The plantation system had an effect on the family life of East Indians as well as on that of Africans. In rural India, the basic social unit was the large extended family. Caste position was the first criterion in choosing an appropriate mate. In the plantation housing of British Guiana, it was not possible to maintain extended households even if the kin were available. Considerations of caste became less important in choosing a spouse largely because there were so few women among the East Indian indentured workers.
A wedding is not only an ideal to the Indo-Guyanese; it is the usual rite of passage to adulthood. An elaborate wedding is a necessary affirmation of the social prestige of a Hindu family, as well as a major ritual in the life cycle. Muslim weddings are less elaborate, but also confer prestige on the families involved. Parents usually play a role in selecting the first mate. Religion and sect are important in choosing a marriage partner; caste notions may be as well. However, first marriages are not necessarily expected to endure.
An increasing number of East Indian marriages are regarded as legal, especially since Hindu and Muslim clergy have legal authority to perform wedding ceremonies. No social stigma is attached to civil wedding ceremonies, common-law unions, or conjugal unions between couples who remain legally married to others but have ended their past relationships by mutual consent.

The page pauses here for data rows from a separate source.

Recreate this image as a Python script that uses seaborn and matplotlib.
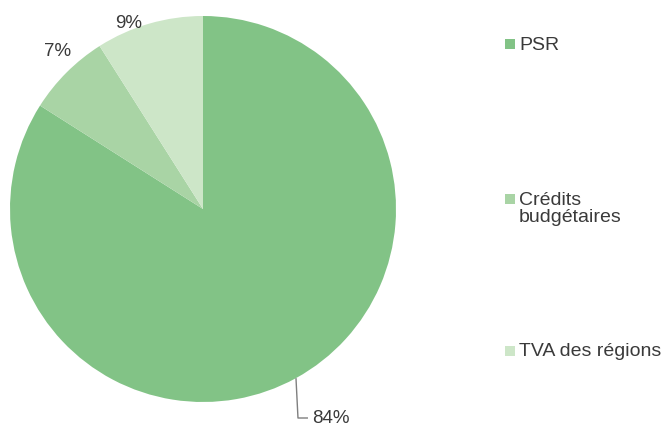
import numpy as np
import matplotlib
matplotlib.use("Agg")
import matplotlib.pyplot as plt
import seaborn as sns

# ---- data ----
categories = ["PSR", "Crédits budgétaires", "TVA des régions"]
legend_labels = ["PSR", "Crédits\nbudgétaires", "TVA des régions"]
shares = [84, 7, 9]
pct_labels = ["84%", "7%", "9%"]

# ---- style ----
sns.set_theme(style="white")
plt.rcParams['font.family'] = ['Liberation Sans', 'DejaVu Sans']
colors = ["#82C386", "#A9D4A5", "#CDE6C8"]
text_color = "#3a3a3a"

W, H = 667, 427
fig = plt.figure(figsize=(W / 100, H / 100), dpi=100)
ax = fig.add_axes([0, 0, 1, 1])

def Y(y):
    return H - y

cx, cy, R = 203, Y(210), 193
wedges, _ = ax.pie(shares, colors=colors, startangle=90, counterclock=False,
                   center=(cx, cy), radius=R,
                   wedgeprops=dict(linewidth=0))
ax.set_xlim(0, W)
ax.set_ylim(0, H)
ax.set_aspect('equal')
ax.axis('off')

# percentage labels (placed relative to wedge mid-angles)
label_r = [None, 1.114, 1.04]
label_dang = [None, -2.3, 5.4]
for i, w in enumerate(wedges):
    mid = np.deg2rad((w.theta1 + w.theta2) / 2)
    if i == 0:
        ex, ey = cx + R * np.cos(mid), cy + R * np.sin(mid)
        ly = Y(419)
        ax.plot([ex, ex + 2, ex + 12], [ey, ly, ly], color="#7f7f7f", lw=1.0,
                solid_capstyle='butt', clip_on=False)
        ax.text(ex + 16, ly, pct_labels[i], ha='left', va='center',
                fontsize=13.5, color=text_color)
    else:
        a = mid + np.deg2rad(label_dang[i])
        tx, ty = cx + label_r[i] * R * np.cos(a), cy + label_r[i] * R * np.sin(a)
        ax.text(tx, ty, pct_labels[i], ha='center', va='center',
                fontsize=13.5, color=text_color)

# legend (drawn manually to match spacing)
leg_y = [45, 209, 352]
mark_y = [45, 200, 352]
for lab, col, yl, ym in zip(legend_labels, colors, leg_y, mark_y):
    ax.scatter([510], [Y(ym)], marker='s', s=42, color=col, linewidths=0)
    ax.text(519, Y(yl), lab, ha='left', va='center', fontsize=14,
            color=text_color, linespacing=1.0)

fig.savefig("out.png", dpi=100)
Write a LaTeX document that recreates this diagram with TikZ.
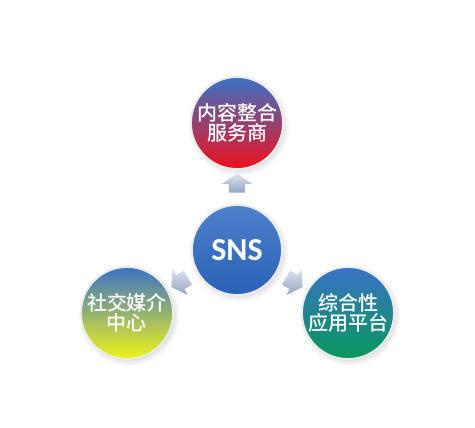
\documentclass[tikz,border=0pt]{standalone}
\usepackage{fontspec}
\newfontfamily\cjk{Noto Sans CJK SC}[BoldFont={Noto Sans CJK SC Medium}]
\newfontfamily\lat{Carlito}
\usetikzlibrary{shapes.arrows,shadows}

\definecolor{ballblue}{HTML}{2A62B6}
\definecolor{balltop}{HTML}{3A72C6}
\definecolor{ballred}{HTML}{F0101A}
\definecolor{ballyellow}{HTML}{F0F41A}
\definecolor{ballgreen}{HTML}{06985A}
\definecolor{arrowlight}{HTML}{DDE3EE}
\definecolor{arrowdark}{HTML}{95A4C2}

\tikzset{
  ball/.style={circle,minimum size=92pt,inner sep=0pt,draw=white!85!gray,line width=1.8pt,
    text=white,align=center,
    circular drop shadow={shadow xshift=1.5pt,shadow yshift=-2pt,opacity=0.25}},
  zh/.style={font=\cjk\bfseries\fontsize{20}{20}\selectfont},
  blockarrow/.style={single arrow,draw=none,inner xsep=0pt,inner ysep=8pt,minimum height=19pt,
    single arrow head extend=7pt,single arrow tip angle=112,
    top color=arrowlight,bottom color=arrowdark}
}

\begin{document}
\begin{tikzpicture}[x=1pt,y=1pt]
    \fill[white] (0,0) rectangle (475,428);
    \useasboundingbox (0,0) rectangle (475,428);
    \node[ball,zh,top color=balltop,bottom color=ballred] (content) at (237,305) {内容整合\\服务商};
    \node[ball,top color=balltop!90!white,bottom color=ballblue,font=\lat\bfseries\fontsize{32}{32}\selectfont,minimum size=90pt] (sns) at (237,178) {SNS};
    \node[ball,zh,top color=balltop,bottom color=ballyellow] (media) at (127,115) {社交媒介\\中心};
    \node[ball,zh,top color=balltop,bottom color=ballgreen] (platform) at (348,115) {综合性\\应用平台};
    \node[blockarrow,rotate=90] (up) at (237,242) {};
    \node[blockarrow,rotate=210] (toleft) at (182,147) {};
    \node[blockarrow,rotate=-30] (toright) at (292,147) {};
\end{tikzpicture}
\end{document}
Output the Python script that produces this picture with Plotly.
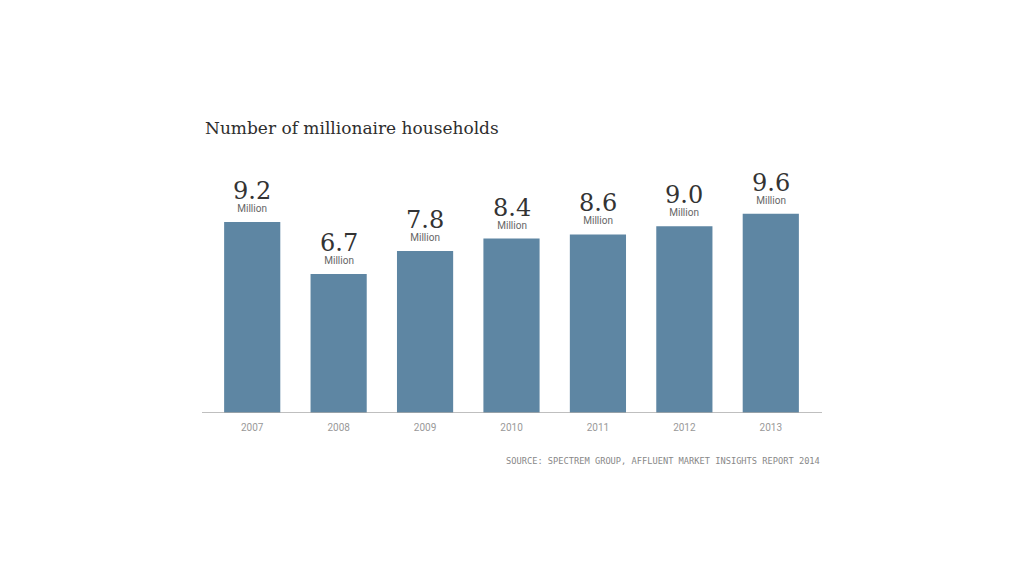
import plotly.graph_objects as go

years = ["2007", "2008", "2009", "2010", "2011", "2012", "2013"]
households_millions = [9.2, 6.7, 7.8, 8.4, 8.6, 9.0, 9.6]
value_labels = ["9.2", "6.7", "7.8", "8.4", "8.6", "9.0", "9.6"]
unit_label = "Million"
title_text = "Number of millionaire households"
source_text = "SOURCE: SPECTREM GROUP, AFFLUENT MARKET INSIGHTS REPORT 2014"

W, H = 1024, 576
bar_color = "#5e86a3"

fig = go.Figure()
fig.add_trace(go.Bar(
    x=years, y=households_millions,
    marker=dict(color=bar_color, line=dict(width=0)),
    width=0.65, hoverinfo="skip",
))

annotations = []
for i, (v, lab) in enumerate(zip(households_millions, value_labels)):
    annotations.append(dict(
        x=i, y=v, xref="x", yref="y",
        text=(f"<span style='font-family:DejaVu Serif;font-size:24px;color:#333333'>{lab}</span>"
              f"<br>{unit_label}"),
        showarrow=False, yanchor="bottom", yshift=7, borderpad=0,
        font=dict(family="Liberation Sans Narrow, Roboto", size=10, color="#666666"),
    ))

annotations.append(dict(
    x=203 / W, y=1 - 128 / H, xref="paper", yref="paper", text=title_text,
    showarrow=False, xanchor="left", yanchor="middle",
    font=dict(family="DejaVu Serif", size=17, color="#2e2e2e"),
))
annotations.append(dict(
    x=822 / W, y=1 - 461 / H, xref="paper", yref="paper", text=source_text,
    showarrow=False, xanchor="right", yanchor="middle",
    font=dict(family="DejaVu Sans Mono", size=8.7, color="#888888"),
))

fig.update_layout(
    width=W, height=H,
    margin=dict(l=0, r=0, t=0, b=0, autoexpand=False),
    paper_bgcolor="white", plot_bgcolor="white",
    showlegend=False,
    annotations=annotations,
    xaxis=dict(
        type="category",
        domain=[209 / W, 814 / W],
        range=[-0.5, 6.5],
        showgrid=False, zeroline=False, showline=False,
        ticks="outside", ticklen=5, tickcolor="rgba(0,0,0,0)",
        tickfont=dict(family="Liberation Sans Narrow, Roboto", size=10, color="#999999"),
        automargin=False, fixedrange=True,
    ),
    yaxis=dict(
        domain=[1 - 413 / H, 1 - 150 / H],
        range=[0, 263 / 20.76],
        showgrid=False, zeroline=False, showline=False, showticklabels=False,
        automargin=False, fixedrange=True,
    ),
    shapes=[dict(
        type="line", xref="paper", yref="y",
        x0=202 / W, x1=822 / W, y0=0, y1=0,
        line=dict(color="#aaaaaa", width=1.5),
    )],
)

fig.write_html("out.html")
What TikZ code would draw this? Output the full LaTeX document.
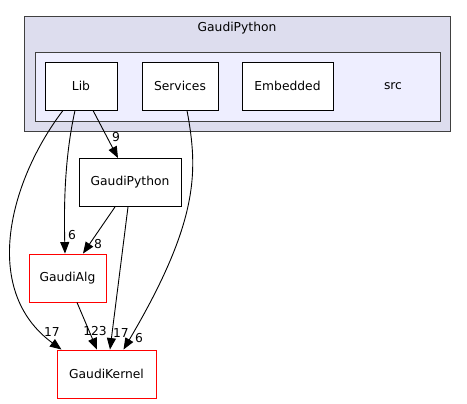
\documentclass[tikz,border=0pt]{standalone}
\usepackage{fontspec}
\setmainfont{DejaVu Sans}
\usetikzlibrary{arrows.meta}
\definecolor{outerfill}{HTML}{DDDDEE}
\definecolor{innerfill}{HTML}{EEEEFF}
\definecolor{clborder}{HTML}{404040}
\begin{document}
\begin{tikzpicture}[x=1pt,y=-1pt,
  every node/.style={font=\fontsize{12.3}{14}\selectfont},
  dirbox/.style={draw=black,fill=white,line width=0.9pt},
  redbox/.style={draw=red,fill=white,line width=0.9pt},
  edge/.style={draw=black,line width=0.9pt,-{Triangle[length=11.5pt,width=9pt]}},
  elabel/.style={inner sep=0pt,fill=none}]
\useasboundingbox (0,0) rectangle (467,404);
% clusters
\draw[clborder,fill=outerfill,line width=0.9pt] (24,16) rectangle (450,131);
\node (cltitle) at (237,28) {GaudiPython};
\draw[clborder,fill=innerfill,line width=0.9pt] (35,52) rectangle (440,121);
\node (srctitle) at (393,86) {src};
% nodes
\node[dirbox,minimum width=72pt,minimum height=48pt] (lib) at (81,86) {Lib};
\node[dirbox,minimum width=76pt,minimum height=48pt] (serv) at (180,86) {Services};
\node[dirbox,minimum width=91pt,minimum height=48pt] (emb) at (287.5,86) {Embedded};
\node[dirbox,minimum width=102pt,minimum height=48pt] (gp) at (130,182.5) {GaudiPython};
\node[redbox,minimum width=77pt,minimum height=48pt] (alg) at (67.5,278) {GaudiAlg};
\node[redbox,minimum width=99pt,minimum height=48pt] (kern) at (106.5,374) {GaudiKernel};
% edges
\draw[edge] ([xshift=12pt]lib.south) -- ([xshift=-12pt]gp.north);
\node[elabel] (l9) at (116,137) {9};
\draw[edge] ([xshift=-6pt]lib.south) .. controls (64,160) and (64,210) .. ([xshift=-2.5pt]alg.north);
\node[elabel] (l6a) at (72,235) {6};
\draw[edge] ([xshift=-18pt]lib.south) .. controls (10,180) and (-20,290) .. ([xshift=-45pt]kern.north);
\node[elabel] (l17a) at (52,332) {17};
\draw[edge] ([xshift=7pt]serv.south) .. controls (198,170) and (200,220) .. ([xshift=17pt]kern.north);
\node[elabel] (l6b) at (139,338) {6};
\draw[edge] ([xshift=-15pt]gp.south) -- ([xshift=15.5pt]alg.north);
\node[elabel] (l8) at (98,244) {8};
\draw[edge] ([xshift=-2pt]gp.south) -- ([xshift=3.5pt]kern.north);
\node[elabel] (l17b) at (121,333) {17};
\draw[edge] ([xshift=9.5pt]alg.south) -- ([xshift=-9.5pt]kern.north);
\node[elabel] (l123) at (95,331) {123};
\end{tikzpicture}
\end{document}
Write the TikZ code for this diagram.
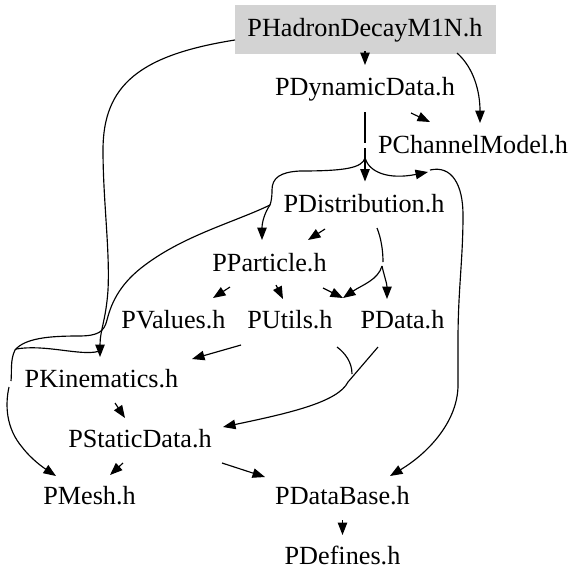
\documentclass[tikz,border=0pt]{standalone}
\usepackage{fontspec}
\setmainfont{Liberation Serif}
\usetikzlibrary{arrows.meta,calc}
\definecolor{rootgray}{RGB}{211,211,211}
\begin{document}
\begin{tikzpicture}[x=1pt,y=-1pt,
  lbl/.style={inner sep=0pt, text height=19pt, text depth=4pt, font=\fontsize{26.2}{30}\selectfont},
  rootbox/.style={lbl, fill=rootgray, draw=rootgray, minimum width=260pt, minimum height=48pt},
  edge/.style={line width=1.15pt, draw=black},
  arr/.style={edge, -{Triangle[length=12.5pt,width=9.5pt]}}]
\useasboundingbox (0,0) rectangle (588,587);

% nodes
\node[rootbox] (phad) at (365,29) {PHadronDecayM1N.h};
\node[lbl] (pdyn)  at (365,87.5)   {PDynamicData.h};
\node[lbl] (pchan) at (473,145.5)  {PChannelModel.h};
\node[lbl] (pdist) at (364,204.5)  {PDistribution.h};
\node[lbl] (ppart) at (269.5,264)  {PParticle.h};
\node[lbl] (pval)  at (173.5,321)  {PValues.h};
\node[lbl] (putil) at (290,321)    {PUtils.h};
\node[lbl] (pdata) at (402.5,321)  {PData.h};
\node[lbl] (pkin)  at (101.5,379.5){PKinematics.h};
\node[lbl] (pstat) at (140,439.5)  {PStaticData.h};
\node[lbl] (pmesh) at (89.5,497)   {PMesh.h};
\node[lbl] (pdb)   at (342.5,496.5){PDataBase.h};
\node[lbl] (pdef)  at (342.5,556.5){PDefines.h};

% junction points of merged edges
\coordinate (j1) at (365,158);
\coordinate (j2) at (270,205);
\coordinate (j3) at (382,266);
\coordinate (j4) at (348,382);
\coordinate (kl1) at (11,381);
\coordinate (kl2) at (9,387);

% edges
\draw[arr] ($(phad.center)+(0,22)$) -- ($(pdyn.center)+(0,-22.5)$);
\draw[arr] ($(phad.center)+(92,24)$) .. controls (474,68) and (480,92) .. ($(pchan.center)+(7,-22.5)$);
\draw[arr] ($(pdyn.center)+(46,25.5)$) -- ($(pchan.center)+(-43,-23.5)$);
\draw[arr] ($(phad.center)+(-130,11)$) .. controls (140,55) and (103,85) .. (103,150)
   .. controls (103,200) and (110,250) .. (108,290)
   .. controls (106,320) and (100,330) .. ($(pkin.center)+(-1.5,-22.5)$);

\draw[edge] ($(pdyn.center)+(0,24.5)$) -- ++(0,31);
\draw[edge] (j1) -- ++(0,-10);
\draw[arr] (j1) -- ($(pdist.center)+(1,-23)$);
\draw[edge] (j1) .. controls (362,168) and (345,171) .. (300,171)
   .. controls (280,172) and (272,178) .. (272,190)
   .. controls (272,198) and (271,202) .. (j2);
\draw[arr] (j1) .. controls (369,172) and (388,180) .. ($(pchan.center)+(-45,26.5)$);

\draw[arr] ($(pchan.center)+(-43,24.5)$) .. controls (452,165) and (463,185) .. (463,215)
   .. controls (463,260) and (458,290) .. (458,340) -- (458,385)
   .. controls (458,420) and (430,452) .. ($(pdb.center)+(47.5,-20.5)$);

\draw[arr] ($(pdist.center)+(-39,24.5)$) -- ($(ppart.center)+(38.5,-24)$);
\draw[arr] (j2) .. controls (265,212) and (262,222) .. ($(ppart.center)+(-7.5,-24)$);

\draw[edge] (j2) .. controls (235,222) and (185,235) .. (145,265)
   .. controls (122,282) and (112,300) .. (107,320)
   .. controls (104,332) and (98,336) .. (78,336)
   .. controls (50,336) and (25,338) .. (15,350)
   .. controls (10,360) and (12,372) .. (kl1);
\draw[edge] ($(pkin.center)+(-3.5,-28)$) .. controls (80,356) and (45,344) .. (16,349);
\draw[arr] (kl2) .. controls (5,405) and (6,428) .. (22,447)
   .. controls (32,460) and (44,468) .. ($(pmesh.center)+(-33.5,-21)$);

\draw[edge] ($(pdist.center)+(13,23.5)$) .. controls (381,238) and (383,250) .. (383,262);
\draw[arr] (j3) .. controls (384,275) and (387,284) .. ($(pdata.center)+(-15.5,-22)$);
\draw[arr] (j3) .. controls (378,280) and (362,285) .. ($(putil.center)+(53,-23)$);

\draw[arr] ($(ppart.center)+(-39.5,23)$) -- ($(pval.center)+(39.5,-23)$);
\draw[arr] ($(ppart.center)+(6.5,21)$) -- ($(putil.center)+(-7,-22)$);
\draw[arr] ($(ppart.center)+(53.5,24)$) -- ($(putil.center)+(53,-23)$);

\draw[arr] ($(putil.center)+(-49,24)$) -- ($(pkin.center)+(90.5,-20.5)$);
\draw[edge] ($(putil.center)+(47,26)$) .. controls (345,353) and (352,362) .. (352,374);
\draw[edge] ($(pdata.center)+(-24.5,26)$) -- (j4);
\draw[arr] (j4) .. controls (338,402) and (290,413) .. ($(pstat.center)+(83,-12.5)$);

\draw[arr] ($(pkin.center)+(13.5,23.5)$) -- ($(pstat.center)+(-15,-21.5)$);
\draw[arr] ($(pstat.center)+(-17,23.5)$) -- ($(pmesh.center)+(20.5,-22)$);
\draw[arr] ($(pstat.center)+(82,23.5)$) -- ($(pdb.center)+(-77.5,-19.5)$);
\draw[arr] ($(pdb.center)+(0,23.5)$) -- ($(pdef.center)+(0,-21.5)$);
\end{tikzpicture}
\end{document}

The Indo-Guyanese family tends to be organized through male lines. Extended-family members do not necessarily share the same household, but they often live near each other and may engage in economic activities together. A young couple typically lives with the husband's family for several years, eventually establishing their own cooking facilities and later their own home. In contrast to Afro-Guyanese practice, three-generation households with males at the head are not uncommon among the Indo-Guyanese. The role of the woman is typically more subordinate in Indo-Guyanese families than in Afro-Guyanese households.